By investigating various EMT markers along with cell motility and invasion, Risolino, et al. showed that the observed modifications reflected the mesenchymal transition triggered by PREP1. Mechanistic analysis revealed that PREP1 positively controls the TGF-beta-SMAD pathway, with an effect at least partially mediated by PREP1-mediated transactivation of SMAD3. PREP1, in addition causes the accumulation of its heteromeric partner PBX1 and of the FRA-1 oncoprotein, both required for the PREP1-induced mesenchymal transition.
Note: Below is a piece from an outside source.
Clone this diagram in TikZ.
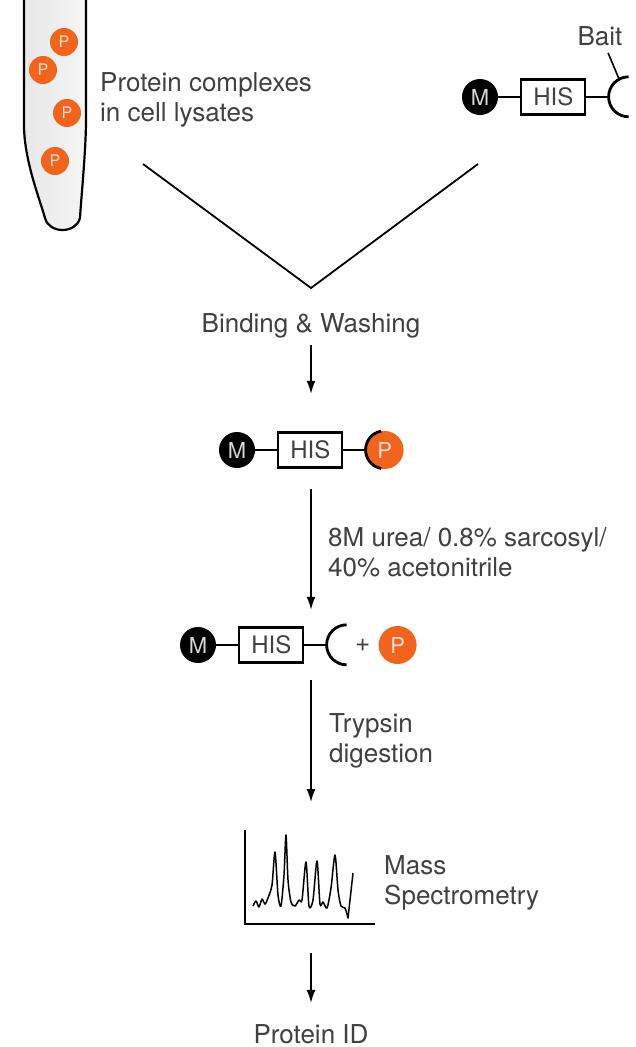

Lung colonization assays revealed that PREP1-overexpressing cells, but not the poorly invasive control (A549) cells, gave rise to lung nodules. Accordingly, in collaboration with Michel Mittelbronn (Frankfurt Medical School), PREP1 accumulation was detected in a large number of human brain metastases of solid tumors, including NSCLC. These findings seem to contradict the previously reported tumor suppressor role of PREP1. Such discrepancy, however, is only apparent, since, differing from lung nodules, the PREP1-overexpressing xenografts exhibited decreased growth. Thus, PREP1 seems to play a dual function that might reflect the dual role (antiproliferative vs pro-metastatic) of the TGF-beta pathway in tumorigenesis. While a previous report from Michael Cleary's group, based on the analysis of Pbx1 knockout mice, had suggested the possible role of Pbx1 in the responses to TGF-beta, Risolino et al. provided the first evidence on the involvement of human PREP1 in EMT and metastasis, by TGF-beta-SMAD-dependent mechanisms.
Therefore, thanks to the open mind and generosity of Francesco Blasi, our fruitful collaboration resulted in the identification of a novel player in the complex network of transcription factors implicated in EMT.